Moderator/Chair:Irina Metzler, Centre for Medieval & Early Modern Research (MEMO), Swansea University / Projekt 'Homo Debilis', Universität Bremen
Paper 1024-aThe Rules of the Game Have Changed: Charlemagne's Admonitio Generalis (789) and the Hierarchical Ordering of Society
(Language: English)
Mary Alberi, Department of History, Pace University, New York
Index terms: Ecclesiastical History, Political Thought, Religious Life
Paper 1024-bThe Rules of the Game: Re-Enactors and Fealty
(Language: English)
Kristina Hildebrand, Akademin för lärande, humaniora och samhälle, Högskolan i Halmstad
Index terms: Law, Medievalism and Antiquarianism
Abstract

Paper -a:
My paper explores the rules contained in Charlemagne's programmatic capitulary, the Admonitio generalis (789).
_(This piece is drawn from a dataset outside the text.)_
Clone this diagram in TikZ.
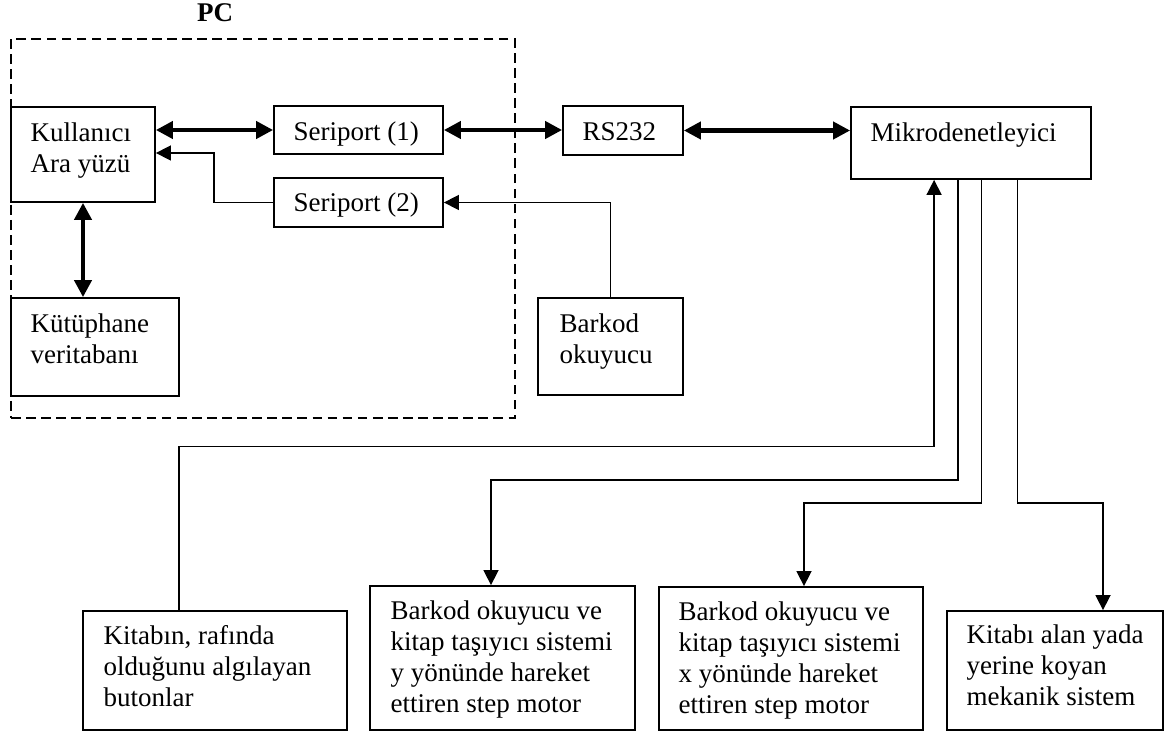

Drawing on Mary Douglas's definitions of enclave and hierarchical cultures, my paper suggests the Admonitio generalis balances two models of Christian society. Rules promoting hierarchy ordered clergy, monks, and populus in disciplined ranks supervised by king, bishops, counts and missi dominici. Strict discipline made the populus a sanctified enclave, set apart from the profane world. This combination of hierarchy and enclave biases suited Charlemagne's political and ideological goals: consolidating his authority, while providing his regime with religious justification.

Paper -b:
In re-enactment groups, fealty is often sworn and received, in imitation of a feudal world. The procedure is invested with various meanings, often with a clear desire to mark it both as significant and as different from life-long fealty. In the oaths, these boundaries are often explicitly set. I will investigate, through interviews, a number of issues surrounding the modern re-enactor's fealty, such as how the re-enactor understands medieval fealty; how this understanding colours their own experience of fealty, and how significant fealty is to their understanding of the Middle Ages.